TEMPO.CO, JAKARTA - Peluang proyek infrastruktur baru hingga empat tahun ke depan bak pedang bermata dua untuk sejumlah badan usaha milik negara (BUMN) bidang konstruksi yang tengah menanggung beban utang. Peneliti Institute for Development of Economics and Finance (Indef), Abra Talattov, mengatakan perusahaan karya harus lebih jeli memilih proyek agar risiko keuangan tak bertambah.
"Cari proyek yang pengembalian investasinya bagus, dan harus berani menolak yang potensi bisnisnya jelek," ujarnya seperti yang dikutip Koran Tempo edisi Senin 24 Februari 2020.
Menurut dia, BUMN konstruksi ternama seperti PT Waskita Karya (persero) Tbk, PT Wijaya Karya (persero) Tbk, PT Adhi Karya (persero) Tbk, dan beberapa entitas lainnya sulit menjaga kesehatan kas karena kerap ditugasi pengerjaan berbagai proyek strategis nasional (PSN). Sebagian besarnya pun berskema turnkey atau dibayar ketika rampung, sehingga kontraktor harus mencari pinjaman untuk kebutuhan konstruksi.
Contoh penugasan berat BUMN yang diungkapkan Abra adalah penyelesaian ruas-ruas Tol Trans Jawa yang sudah terhubung hingga 1.167 kilometer di periode pertama kepemimpinan Presiden Joko Widodo. Ada pula pengerjaan sejumlah proyek kereta nasional, seperti light rail transit (LRT) dan mass rapid transit (MRT).
"Kadang return investment tak sesuai target saat tahap operasi, misalnya LRT Palembang," kata dia.

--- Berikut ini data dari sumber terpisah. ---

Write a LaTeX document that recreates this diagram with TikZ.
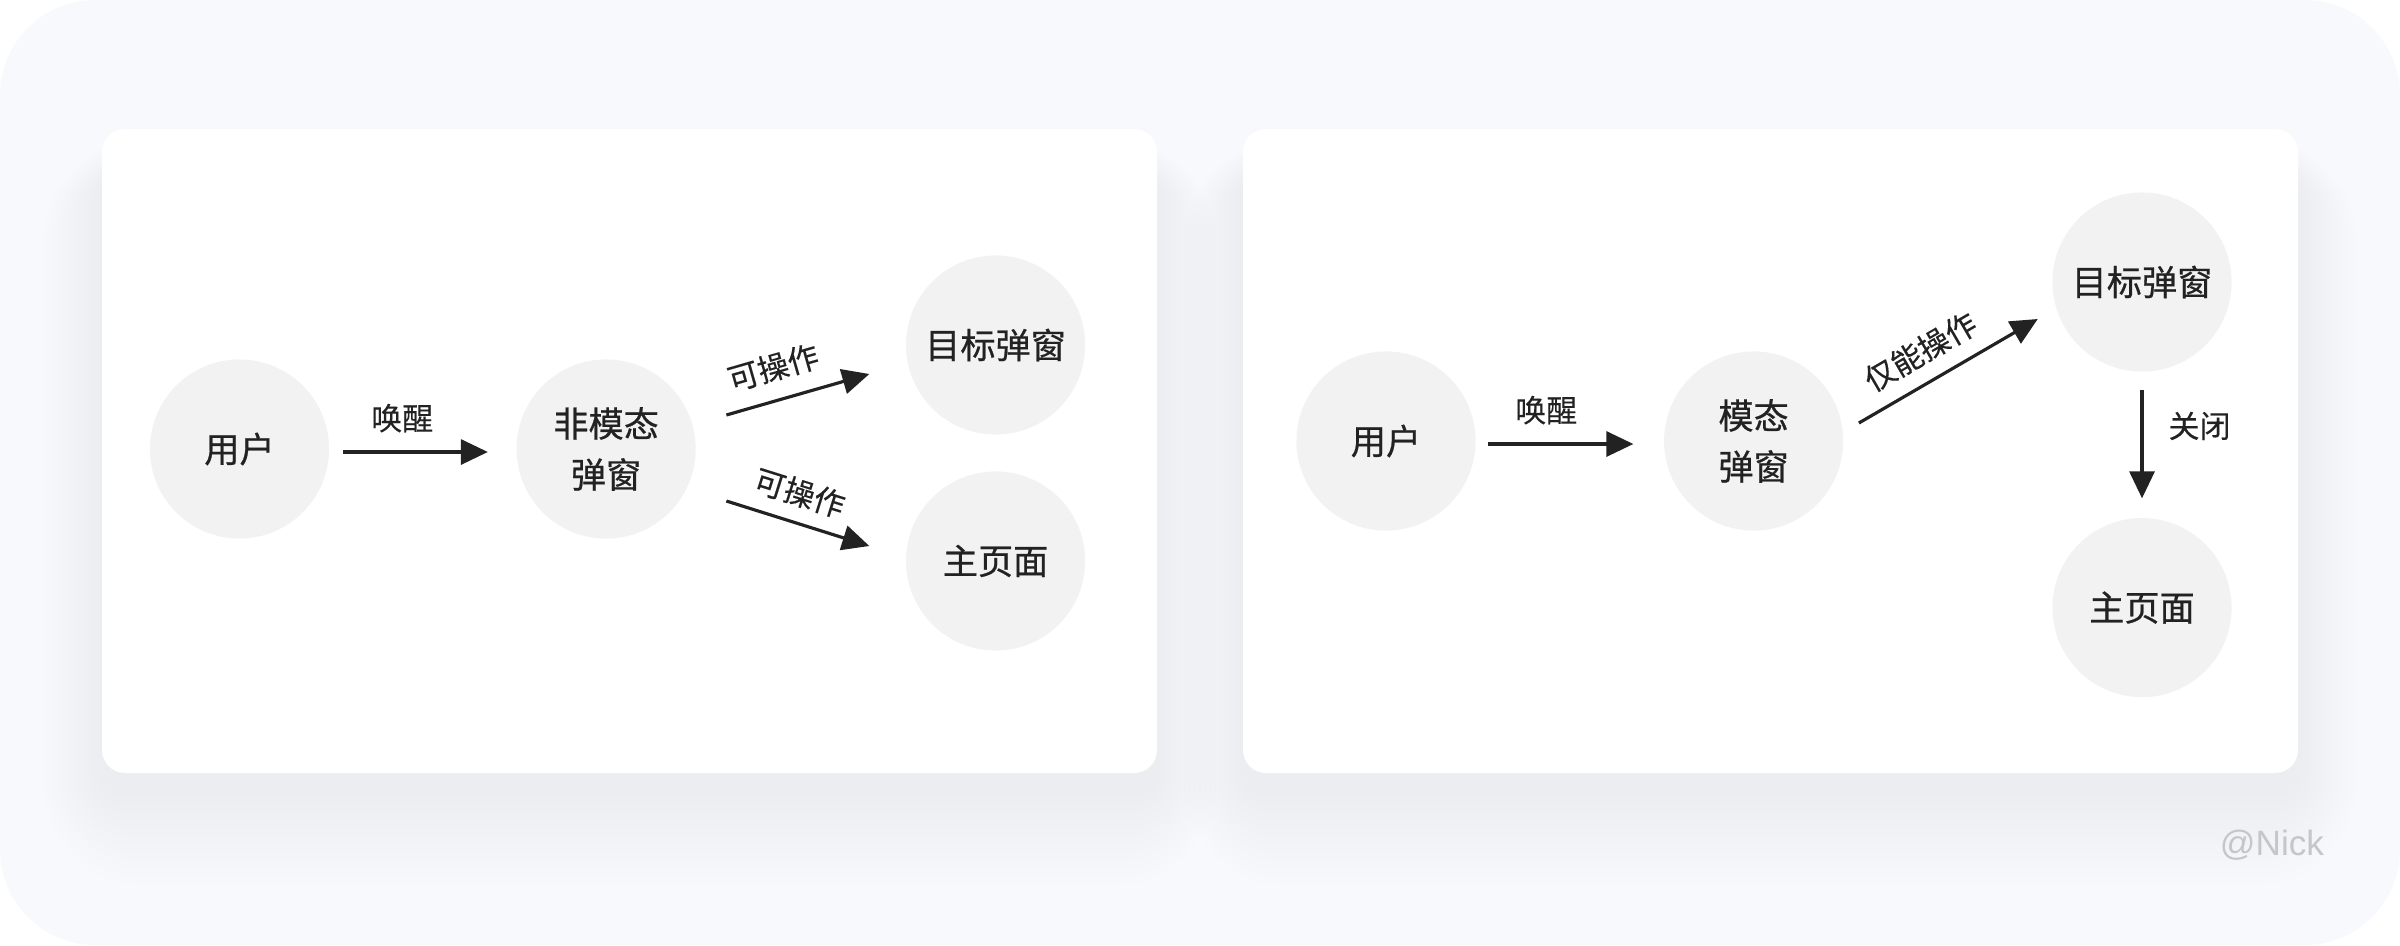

Pada sembilan bulan pertama pemakaiannya, okupansi penumpang LRT Palembang hanya berkisar 3.000-8.000 orang per hari jauh dari target awal 30.000 orang per hari.
Efek beban proyek, dia melanjutkan terlihat pada rasio utang terhadap ekuitas (debt to equity ratio/DER) beberapa BUMN konstruksi yang berada di batas rawan, di level 2-3 kali. Tumpukan utang pun terlihat pada laporan keuangan kuartal ketiga 2019 sejumlah perseroan, seperti liabilitas Waskita Karya yang mencapai Rp 108 triliun, serta liabilitas Wijaya Karya sebesar Rp 42,7 triliun. "Kalau tak diantisipasi, BUMN bakal kesulitan dapat pembiayaan baru karena kreditur semakin ragu."